Cayenne Catalog Connector

Connect to a Spice Cayenne lakehouse catalog for high-performance local data storage. Spice Cayenne is an accelerated lakehouse format that combines SQLite for transactional metadata management with Vortex columnar files for data storage, providing fast analytical queries on locally stored data.

Configuration​

catalogs:
- from: cayenne
name: cayenne_catalog
params:
cayenne_data_dir: /path/to/data # Optional. Directory for table data files.
cayenne_metadata_dir: /path/to/metadata # Optional.
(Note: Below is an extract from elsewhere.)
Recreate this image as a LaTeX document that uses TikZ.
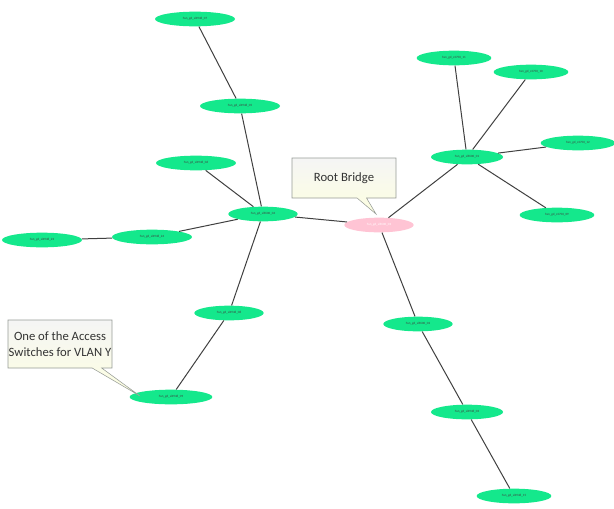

Directory for SQLite metadata.

from​

The from field specifies the catalog provider. For Cayenne, use cayenne.

name​

The name field specifies the name of the catalog in Spice. Tables from the Cayenne catalog will be available under this catalog name.

include (Optional)​

Use the include field to specify which tables to include from the catalog. The include field supports glob patterns to match multiple tables. For example, *.my_table_name would include all tables with the name my_table_name from any schema. Multiple include patterns are OR'ed together.

params​

Parameter NameDescriptionDefault
cayenne_data_dirLocal directory for table data files (Vortex format).Spice data directory
cayenne_metadata_dirLocal directory for Cayenne SQLite metadata.Spice data directory
cayenne_target_file_size_mbTarget Vortex file size in MB.128

Examples​

Default configuration​

catalogs:
- from: cayenne
name: cayenne_catalog

Custom storage directories​

catalogs:
- from: cayenne
name: cayenne_catalog
params:
cayenne_data_dir: /data/cayenne/tables
cayenne_metadata_dir: /data/cayenne/metadata

Tuned for large datasets​

catalogs:
- from: cayenne
name: cayenne_catalog
params:
cayenne_target_file_size_mb: '256'

Table Management​

CREATE TABLE ... LIKE​

Create a new Cayenne catalog table that copies its schema and partitioning from an existing Cayenne catalog table.

Syntax​

CREATE TABLE [IF NOT EXISTS] new_table LIKE source_table

Behavior​

  • Copies the source table's column schema.
  • Copies the source table's partition expression (if any).
  • In distributed mode, copies the source table's partition-to-executor assignments so that writes to both tables route to the same executors.
  • Primary keys are not copied. Staging and derived tables typically don't need them.

Constraints​

  • Both source_table and new_table must be in a Cayenne catalog. Using LIKE with a non-Cayenne source returns an error.
  • LIKE cannot be combined with PARTITION BY or WITH options. To create a table with a different partitioning, use a regular CREATE TABLE instead.

Example​

-- Source table with bucket-based partitioning
CREATE TABLE cayenne_catalog.bench.orders (
order_id BIGINT,
customer_id BIGINT,
total DOUBLE
) PARTITION BY (bucket(50, order_id));

-- Staging table that inherits the same schema and partitioning
CREATE TABLE IF NOT EXISTS cayenne_catalog.bench.orders_staging
LIKE cayenne_catalog.bench.orders;

This is the recommended way to create staging tables for MERGE INTO operations in distributed mode, ensuring the staging and target tables share partition routing.